▽

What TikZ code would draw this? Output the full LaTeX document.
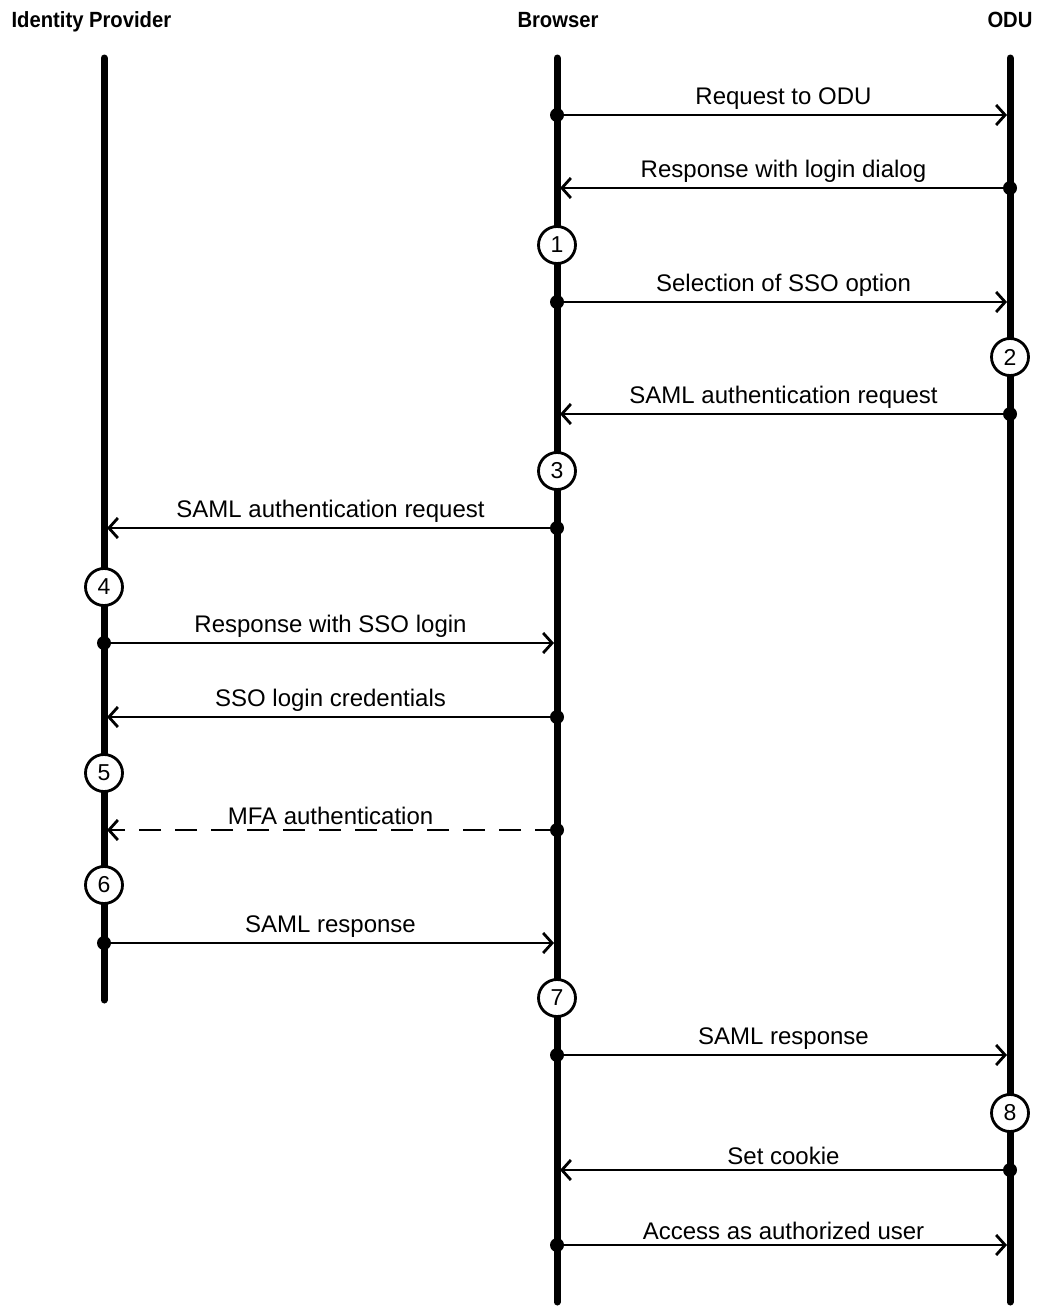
\documentclass[tikz,border=0pt]{standalone}
\usepackage{fontspec}
\setmainfont{Liberation Sans}
\newfontfamily\headfont[FakeStretch=0.92]{Liberation Sans}
\usetikzlibrary{arrows.meta}
\tikzset{
  lifeline/.style={line width=7pt,line cap=round},
  msg/.style={line width=2.8pt,-{Straight Barb[length=9pt,width=20pt,line width=2.8pt]},shorten >=3pt},
  msgtext/.style={midway,above=1pt,font=\fontsize{24}{28}\selectfont},
  head/.style={font=\headfont\bfseries\fontsize{22}{26}\selectfont},
  stepno/.style={circle,draw,line width=2.8pt,fill=white,minimum size=37pt,inner sep=0pt,font=\fontsize{23}{27}\selectfont}
}
\begin{document}
\begin{tikzpicture}[x=1pt,y=-1pt]
    \useasboundingbox (0,0) rectangle (1039,1307);
    % Headers
    \node[head,anchor=base west] (idp) at (8,27) {Identity Provider};
    \node[head,anchor=base] (brw) at (558,27) {Browser};
    \node[head,anchor=base east] (odu) at (1036,27) {ODU};
    % Lifelines
    \coordinate (idptop) at (104,58);
    \coordinate (idpbot) at (104,1000);
    \coordinate (brwtop) at (557,58);
    \coordinate (brwbot) at (557,1302);
    \coordinate (odutop) at (1010,58);
    \coordinate (odubot) at (1010,1302);
    \draw[lifeline] (idptop) -- (idpbot);
    \draw[lifeline] (brwtop) -- (brwbot);
    \draw[lifeline] (odutop) -- (odubot);
    % Points on the lifelines
    \foreach \n/\y in {1/115,2/188,3/302,4/414,5/528,6/643,7/717,8/830,9/943,10/1055,11/1170,12/1245} {
        \coordinate (i\n) at (104,\y);
        \coordinate (b\n) at (557,\y);
        \coordinate (o\n) at (1010,\y);
    }
    % Messages
    \draw[msg] (b1) -- (o1) node[msgtext] {Request to ODU};
    \draw[msg] (o2) -- (b2) node[msgtext] {Response with login dialog};
    \draw[msg] (b3) -- (o3) node[msgtext] {Selection of SSO option};
    \draw[msg] (o4) -- (b4) node[msgtext] {SAML authentication request};
    \draw[msg] (b5) -- (i5) node[msgtext] {SAML authentication request};
    \draw[msg] (i6) -- (b6) node[msgtext] {Response with SSO login};
    \draw[msg] (b7) -- (i7) node[msgtext] {SSO login credentials};
    \draw[msg,dash pattern=on 22pt off 14pt] (b8) -- (i8) node[msgtext] {MFA authentication};
    \draw[msg] (i9) -- (b9) node[msgtext] {SAML response};
    \draw[msg] (b10) -- (o10) node[msgtext] {SAML response};
    \draw[msg] (o11) -- (b11) node[msgtext] {Set cookie};
    \draw[msg] (b12) -- (o12) node[msgtext] {Access as authorized user};
    % Sender dots
    \foreach \p in {b1,o2,b3,o4,b5,i6,b7,b8,i9,b10,o11,b12}
        \fill (\p) circle (7);
    % Steps
    \node[stepno] (s1) at (557,245) {1};
    \node[stepno] (s2) at (1010,357) {2};
    \node[stepno] (s3) at (557,471) {3};
    \node[stepno] (s4) at (104,587) {4};
    \node[stepno] (s5) at (104,773) {5};
    \node[stepno] (s6) at (104,885) {6};
    \node[stepno] (s7) at (557,998) {7};
    \node[stepno] (s8) at (1010,1113) {8};
\end{tikzpicture}
\end{document}
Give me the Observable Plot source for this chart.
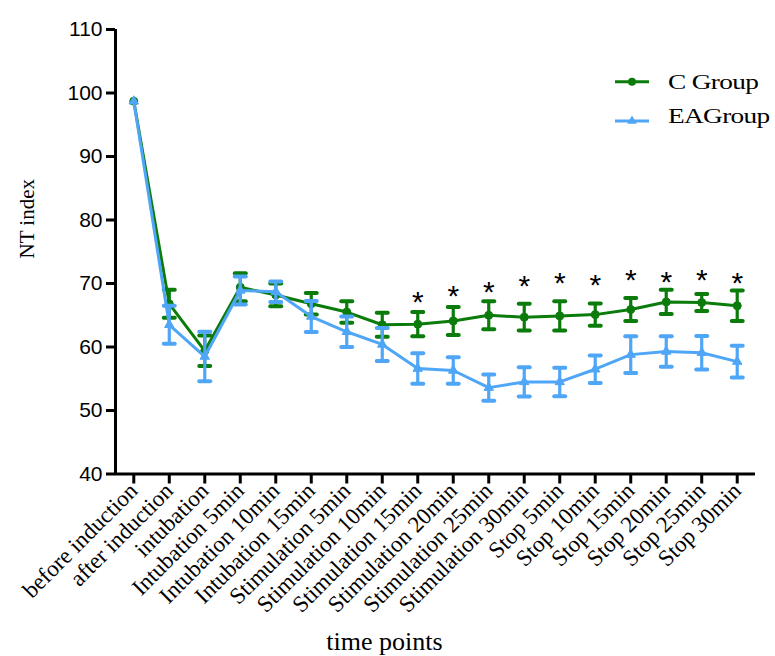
<!DOCTYPE html>
<html><head><meta charset="utf-8">
<script src="https://cdn.jsdelivr.net/npm/d3@7"></script>
<script src="https://cdn.jsdelivr.net/npm/@observablehq/plot@0.6"></script>
<style>body{margin:0;background:#fff}</style>
</head><body><div id="chart"></div>
<script>
const timePoints = ["before induction","after induction","intubation","Intubation 5min","Intubation 10min","Intubation 15min","Stimulation 5min","Stimulation 10min","Stimulation 15min","Stimulation 20min","Stimulation 25min","Stimulation 30min","Stop 5min","Stop 10min","Stop 15min","Stop 20min","Stop 25min","Stop 30min"];
const cMean  = [98.7, 66.8, 59.4, 69.4, 68.2, 66.8, 65.5, 63.5, 63.6, 64.1, 65.0, 64.7, 64.9, 65.1, 65.9, 67.1, 67.0, 66.5];
const cErr   = [0, 2.2, 2.4, 2.2, 1.8, 1.7, 1.7, 1.9, 1.9, 2.2, 2.2, 2.1, 2.3, 1.75, 1.8, 1.9, 1.35, 2.4];
const eaMean = [98.7, 63.5, 58.5, 68.9, 68.7, 64.8, 62.4, 60.4, 56.6, 56.3, 53.6, 54.5, 54.5, 56.5, 58.8, 59.3, 59.1, 57.7];
const eaErr  = [0, 3.0, 3.9, 2.2, 1.6, 2.45, 2.4, 2.6, 2.4, 2.1, 2.05, 2.3, 2.25, 2.15, 2.9, 2.4, 2.65, 2.5];
const starIndex = [8, 9, 10, 11, 12, 13, 14, 15, 16, 17];
const starY = [68.3, 69.3, 69.9, 70.8, 71.25, 70.9, 71.8, 71.5, 71.8, 71.25];
const yTicks = [40, 50, 60, 70, 80, 90, 100, 110];
const groupNames = ["C Group", "EAGroup"];
const green = "#0b7c0b", blue = "#4fa6f7";

const cRows = timePoints.map((t, i) => ({i, mean: cMean[i], err: cErr[i]}));
const eaRows = timePoints.map((t, i) => ({i, mean: eaMean[i], err: eaErr[i]}));
const stars = starIndex.map((i, k) => ({i, y: starY[k]}));

const cap = {draw(ctx) { ctx.moveTo(-5.5, 0); ctx.lineTo(5.5, 0); }};
const xDomain = [-0.515, 17.515];
const serif = "Liberation Serif, Times New Roman, serif";
const sans = "Liberation Sans, Arial, sans-serif";

function series(rows, color, symbol, r) {
  const e = rows.filter(d => d.err > 0);
  return [
    Plot.line(rows, {x: "i", y: "mean", stroke: color, strokeWidth: 3}),
    Plot.ruleX(e, {x: "i", y1: d => d.mean - d.err, y2: d => d.mean + d.err, stroke: color, strokeWidth: 3.2}),
    Plot.dot(e, {x: "i", y: d => d.mean + d.err, symbol: cap, stroke: color, strokeWidth: 4, strokeLinecap: "round", fill: "none"}),
    Plot.dot(e, {x: "i", y: d => d.mean - d.err, symbol: cap, stroke: color, strokeWidth: 4, strokeLinecap: "round", fill: "none"}),
    Plot.dot(rows, {x: "i", y: "mean", symbol, r, fill: color, stroke: color, strokeWidth: 1})
  ];
}

const chart = Plot.plot({
  width: 775, height: 656,
  marginLeft: 115, marginRight: 20, marginTop: 29, marginBottom: 182.5,
  style: {background: "#fff", color: "#000"},
  x: {domain: xDomain, axis: null},
  y: {domain: [40, 110], axis: null},
  marks: [
    Plot.axisY({ticks: yTicks, tickSize: 9, tickPadding: 4, fontSize: 21, fontFamily: sans, strokeWidth: 3, label: null}),
    Plot.axisX({ticks: d3.range(timePoints.length), tickFormat: i => timePoints[i], tickRotate: -45, tickSize: 10, tickPadding: 3, fontSize: 23, fontFamily: serif, strokeWidth: 3, label: null}),
    Plot.ruleX([xDomain[0]], {strokeWidth: 3}),
    Plot.ruleY([40], {strokeWidth: 3}),
    ...series(cRows, green, "circle", 4),
    ...series(eaRows, blue, "triangle", 3.5),
    Plot.text(stars, {x: "i", y: "y", text: () => "*", fontSize: 30, fontFamily: sans, dy: 8, fill: "#000"}),
    Plot.text(["time points"], {frameAnchor: "bottom", lineAnchor: "middle", dx: -51, dy: 168, fontSize: 26, fontFamily: serif, fill: "#000"}),
    Plot.text(["NT index"], {frameAnchor: "left", textAnchor: "middle", lineAnchor: "middle", dx: -88, dy: -33, rotate: -90, fontSize: 21, fontFamily: serif, fill: "#000"})
  ]
});
document.getElementById("chart").appendChild(chart);

// legend
const svg = d3.select(chart);
const lg = svg.append("g").attr("text-anchor", "start");
[[green, 81.7, "circle"], [blue, 121, "triangle"]].forEach(([c, y, s], k) => {
  lg.append("line").attr("x1", 615).attr("x2", 649).attr("y1", y).attr("y2", y).attr("stroke", c).attr("stroke-width", 3);
  lg.append("path").attr("transform", `translate(632,${y})`).attr("d", d3.symbol(s === "circle" ? d3.symbolCircle : d3.symbolTriangle, s === "circle" ? 50 : 40)()).attr("fill", c);
  lg.append("text").attr("transform", `translate(668,${k ? 123 : 89}) scale(1.3,1)`).attr("text-anchor", "start").attr("font-family", serif).attr("font-size", 21).attr("letter-spacing", -0.5).attr("fill", "#000").text(groupNames[k]);
});
</script></body></html>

△

- [WHAT IS EXPECTED]: Extract all lines that hold the word "chart".

- [WORKED ANSWER]:
Give me the Observable Plot source for this chart.
</head><body><div id="chart"></div>
const chart = Plot.plot({
document.getElementById("chart").appendChild(chart);
const svg = d3.select(chart);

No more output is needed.